How an Ethiopian slave became a South African teacher

isho Jarsa, trained as a domestic servant, went on to become a teacher
When Neville Alexander used to visit his maternal grandmother Bisho Jarsa as a boy, he never suspected the extraordinary story of how she had come from Ethiopia to the South African city of Port Elizabeth.
Bisho was one of a group of Ethiopian slaves freed by a British warship in 1888 off the coast of Yemen, then taken round the African coast and placed in the care of missionaries in South Africa.
“We were overawed in her presence and by the way she would mumble to herself in this language none of us understood,” recalls Mr Alexander, now 74.
This was Ethiopia’s Oromo language, Bisho’s mother tongue, which she reverted to as she grew older.
Mr Alexander, who was a political prisoner in the 1960s, sharing Robben Island with Nelson Mandela, is today one of South Africa’s most eminent educationists.
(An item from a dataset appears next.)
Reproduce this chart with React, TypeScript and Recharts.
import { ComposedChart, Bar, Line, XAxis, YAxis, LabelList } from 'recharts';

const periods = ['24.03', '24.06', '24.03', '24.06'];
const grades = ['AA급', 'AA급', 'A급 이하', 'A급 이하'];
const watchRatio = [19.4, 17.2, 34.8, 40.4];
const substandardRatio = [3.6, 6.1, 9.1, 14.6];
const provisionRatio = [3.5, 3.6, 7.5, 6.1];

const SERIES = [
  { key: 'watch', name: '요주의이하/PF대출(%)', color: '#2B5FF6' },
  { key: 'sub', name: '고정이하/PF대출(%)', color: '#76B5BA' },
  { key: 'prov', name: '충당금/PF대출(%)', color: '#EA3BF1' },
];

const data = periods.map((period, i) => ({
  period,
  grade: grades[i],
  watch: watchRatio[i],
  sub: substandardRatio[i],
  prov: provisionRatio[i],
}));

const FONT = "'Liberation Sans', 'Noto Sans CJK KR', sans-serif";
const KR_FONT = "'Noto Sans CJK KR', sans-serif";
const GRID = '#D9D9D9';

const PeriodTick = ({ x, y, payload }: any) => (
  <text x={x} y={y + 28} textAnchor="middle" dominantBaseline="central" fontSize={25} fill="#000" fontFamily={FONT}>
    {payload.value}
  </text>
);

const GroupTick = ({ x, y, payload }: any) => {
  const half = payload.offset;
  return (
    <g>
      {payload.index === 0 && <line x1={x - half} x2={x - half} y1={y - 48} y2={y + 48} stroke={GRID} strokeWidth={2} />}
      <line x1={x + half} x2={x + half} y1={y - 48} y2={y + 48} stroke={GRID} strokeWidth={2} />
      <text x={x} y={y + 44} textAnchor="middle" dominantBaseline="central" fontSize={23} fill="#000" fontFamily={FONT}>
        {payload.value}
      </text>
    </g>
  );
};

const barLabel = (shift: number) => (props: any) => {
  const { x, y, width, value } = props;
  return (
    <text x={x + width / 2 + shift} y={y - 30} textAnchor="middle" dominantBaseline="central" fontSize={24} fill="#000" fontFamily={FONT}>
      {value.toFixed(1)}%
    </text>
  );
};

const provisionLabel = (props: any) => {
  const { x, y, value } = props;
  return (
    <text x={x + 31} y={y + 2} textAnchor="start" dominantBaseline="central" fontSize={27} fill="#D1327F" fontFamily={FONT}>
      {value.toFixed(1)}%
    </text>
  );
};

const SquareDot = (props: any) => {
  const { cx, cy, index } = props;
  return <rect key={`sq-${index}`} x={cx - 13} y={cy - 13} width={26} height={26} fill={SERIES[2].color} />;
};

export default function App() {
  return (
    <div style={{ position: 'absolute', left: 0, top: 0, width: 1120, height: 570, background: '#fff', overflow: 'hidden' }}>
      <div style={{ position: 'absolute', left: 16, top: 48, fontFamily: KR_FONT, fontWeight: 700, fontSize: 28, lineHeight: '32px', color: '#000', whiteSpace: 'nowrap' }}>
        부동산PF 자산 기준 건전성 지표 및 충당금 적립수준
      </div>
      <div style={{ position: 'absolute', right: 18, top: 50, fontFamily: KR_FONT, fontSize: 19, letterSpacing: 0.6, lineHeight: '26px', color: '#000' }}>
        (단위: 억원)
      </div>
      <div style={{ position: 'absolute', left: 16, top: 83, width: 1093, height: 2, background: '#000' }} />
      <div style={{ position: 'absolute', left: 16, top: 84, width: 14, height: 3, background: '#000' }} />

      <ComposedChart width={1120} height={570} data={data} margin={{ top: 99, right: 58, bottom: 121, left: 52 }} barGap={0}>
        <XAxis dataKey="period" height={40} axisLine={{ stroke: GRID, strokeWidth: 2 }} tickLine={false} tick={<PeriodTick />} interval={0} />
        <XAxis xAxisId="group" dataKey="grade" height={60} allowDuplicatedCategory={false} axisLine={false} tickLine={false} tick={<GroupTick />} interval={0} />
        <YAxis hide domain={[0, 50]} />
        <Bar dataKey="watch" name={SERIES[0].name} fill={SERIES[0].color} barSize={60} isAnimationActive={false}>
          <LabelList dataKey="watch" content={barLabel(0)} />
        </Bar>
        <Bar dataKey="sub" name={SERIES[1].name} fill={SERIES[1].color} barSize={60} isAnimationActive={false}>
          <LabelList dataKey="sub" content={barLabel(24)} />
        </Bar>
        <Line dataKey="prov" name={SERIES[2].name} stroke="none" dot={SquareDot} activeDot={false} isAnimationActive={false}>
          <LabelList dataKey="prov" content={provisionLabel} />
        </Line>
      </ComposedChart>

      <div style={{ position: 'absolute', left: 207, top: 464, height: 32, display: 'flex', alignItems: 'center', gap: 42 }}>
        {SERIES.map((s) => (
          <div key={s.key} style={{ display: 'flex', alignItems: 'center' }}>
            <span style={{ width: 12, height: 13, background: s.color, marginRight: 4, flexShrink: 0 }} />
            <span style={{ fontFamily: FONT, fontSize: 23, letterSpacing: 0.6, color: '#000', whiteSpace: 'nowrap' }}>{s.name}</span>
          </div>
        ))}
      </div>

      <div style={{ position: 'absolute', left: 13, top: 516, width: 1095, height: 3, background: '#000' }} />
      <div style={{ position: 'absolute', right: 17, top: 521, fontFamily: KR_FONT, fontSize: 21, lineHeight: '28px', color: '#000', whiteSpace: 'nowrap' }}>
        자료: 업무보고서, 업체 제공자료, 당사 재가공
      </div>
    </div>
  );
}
He remembers his younger siblings asking their mother, Dimbiti: “What’s Ma talking about… what’s the matter with her? What’s she saying?”
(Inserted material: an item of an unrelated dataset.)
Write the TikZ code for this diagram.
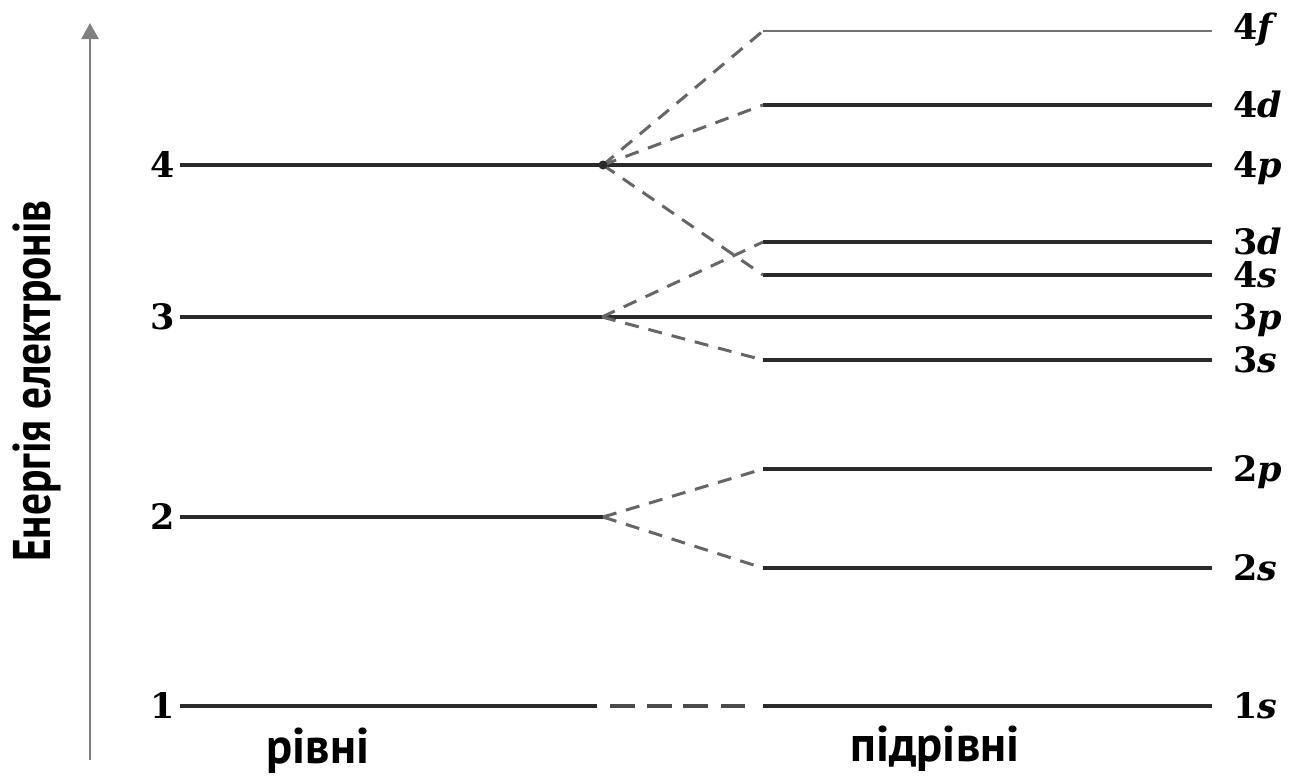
\documentclass[tikz,border=0pt]{standalone}
\usepackage{fontspec}
\setmainfont{DejaVu Serif}
\newfontfamily\labfont{DejaVu Serif}
\newfontfamily\ukfont[FakeStretch=0.82]{PT Sans}
\newfontfamily\ukbot[FakeStretch=0.97]{PT Sans}
\usetikzlibrary{arrows.meta}
\definecolor{linec}{HTML}{2A2A2A}
\definecolor{dashc}{HTML}{666666}
\definecolor{axisc}{HTML}{808080}
\begin{document}
\begin{tikzpicture}[x=1pt,y=-1pt,
  lvl/.style={line width=3.4pt, draw=linec},
  thinlvl/.style={line width=2pt, draw=black!55},
  conn/.style={line width=3pt, draw=dashc, dash pattern=on 14pt off 10pt},
  conn1/.style={line width=3.4pt, draw=linec!85, dash pattern=on 0pt off 13pt on 25pt off 12pt on 25pt off 11pt on 25pt off 13pt on 24pt off 20pt},
  numlab/.style={font=\labfont\bfseries\fontsize{35}{35}\selectfont, anchor=base east, inner sep=0pt},
  sublab/.style={font=\labfont\bfseries\fontsize{35}{35}\selectfont, anchor=base west, inner sep=0pt},
  axislab/.style={font=\ukfont\bfseries\fontsize{53}{53}\selectfont, rotate=90, inner sep=0pt},
  botlab/.style={font=\ukbot\bfseries\fontsize{50}{50}\selectfont, inner sep=0pt}
]
\useasboundingbox[fill=white] (0,0) rectangle (1291,780);

% axis
\coordinate (axb) at (90,760);
\coordinate (axt) at (90,23);
\draw[line width=2.6pt, draw=axisc, -{Triangle[length=16pt,width=17pt]}, color=axisc] (axb) -- (axt);
\node[axislab] (axlab) at (37,381) {Енергія електронів};

% levels (left)
\foreach \n/\y/\xe in {1/706/597, 2/517/603, 3/317/602, 4/165/603}{
  \coordinate (L\n s) at (180,\y);
  \coordinate (L\n e) at (\xe,\y);
  \draw[lvl] (L\n s) -- (L\n e);
  \node[numlab] (N\n) at (175,\y+12.5) {\n};
}

% sublevels (right)
\foreach \nm/\y in {4d/105, 3d/242, 4s/275, 3s/360, 2p/469, 2s/568, 1s/706}{
  \coordinate (S\nm s) at (763,\y);
  \coordinate (S\nm e) at (1212,\y);
  \draw[lvl] (S\nm s) -- (S\nm e);
}
\coordinate (S4fs) at (763,31);
\coordinate (S4fe) at (1212,31);
\draw[thinlvl] (S4fs) -- (S4fe);
\coordinate (S4pe) at (1212,165);
\coordinate (S3pe) at (1212,317);
\draw[lvl] (L4e) -- (S4pe);
\draw[lvl] (L3e) -- (S3pe);

% sublevel labels
\node[sublab] (T4f) at (1233,31+8) {4\textit{f}};
\node[sublab] (T4d) at (1233,105+12) {4\textit{d}};
\node[sublab] (T4p) at (1233,165+12) {4\textit{p}};
\node[sublab] (T3d) at (1233,242+12) {3\textit{d}};
\node[sublab] (T4s) at (1233,275+12) {4\textit{s}};
\node[sublab] (T3p) at (1233,317+12) {3\textit{p}};
\node[sublab] (T3s) at (1233,360+12) {3\textit{s}};
\node[sublab] (T2p) at (1233,469+12) {2\textit{p}};
\node[sublab] (T2s) at (1233,568+12) {2\textit{s}};
\node[sublab] (T1s) at (1233,706+12) {1\textit{s}};

% connectors
\draw[conn] (L4e) -- (S4fs);
\draw[conn] (L4e) -- (S4ds);
\draw[conn] (L4e) -- (S4ss);
\draw[conn] (L3e) -- (S3ds);
\draw[conn] (L3e) -- (S3ss);
\draw[conn] (L2e) -- (S2ps);
\draw[conn] (L2e) -- (S2ss);
\draw[conn1] (L1e) -- (S1ss);
\fill[linec] (L4e) circle (4.5pt);

% bottom labels
\node[botlab] (rivni) at (318,751) {рівні};
\node[botlab] (pidrivni) at (935,749) {підрівні};
\end{tikzpicture}
\end{document}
Their mother would respond: “Don’t worry about Ma… she’s just talking to God.”
When he was in his late teens, his mother told him about his Ethiopian origins but Mr Alexander thinks even she may not have known all
the details, which he only discovered when he was in his fifties.
He found out that the freed Ethiopians had all been interviewed on their arrival in South Africa.
The story began on 16 September 1888, when Commander Charles E Gissing, aboard the British gunship HMS Osprey, intercepted three
dhows carrying Ethiopians to the slave markets in the Arabian port of Jeddah.
Sold for maize
Commander Gissing’s mission was part of British attempts to end the slave trade – a trade that London had supported until 1807, when it
was abolished across the British Empire.

On their arrival in Yemen, the children were looked after by local families and missionaries
All the 204 slaves freed by Commander Gissing were from the Oromo ethnic group and most were children.
The Oromo, despite being the most populous of all Ethiopian groups, had long
been dominated by the country’s Amhara and Tigrayan elites and were regularly used as slaves.
Emperor Menelik II, who has been described as Ethiopia’s “greatest slave entrepreneur”, taxed the trade to pay for
guns and ammunition as he battled for control of the whole country, which he ruled from 1889 to 1913.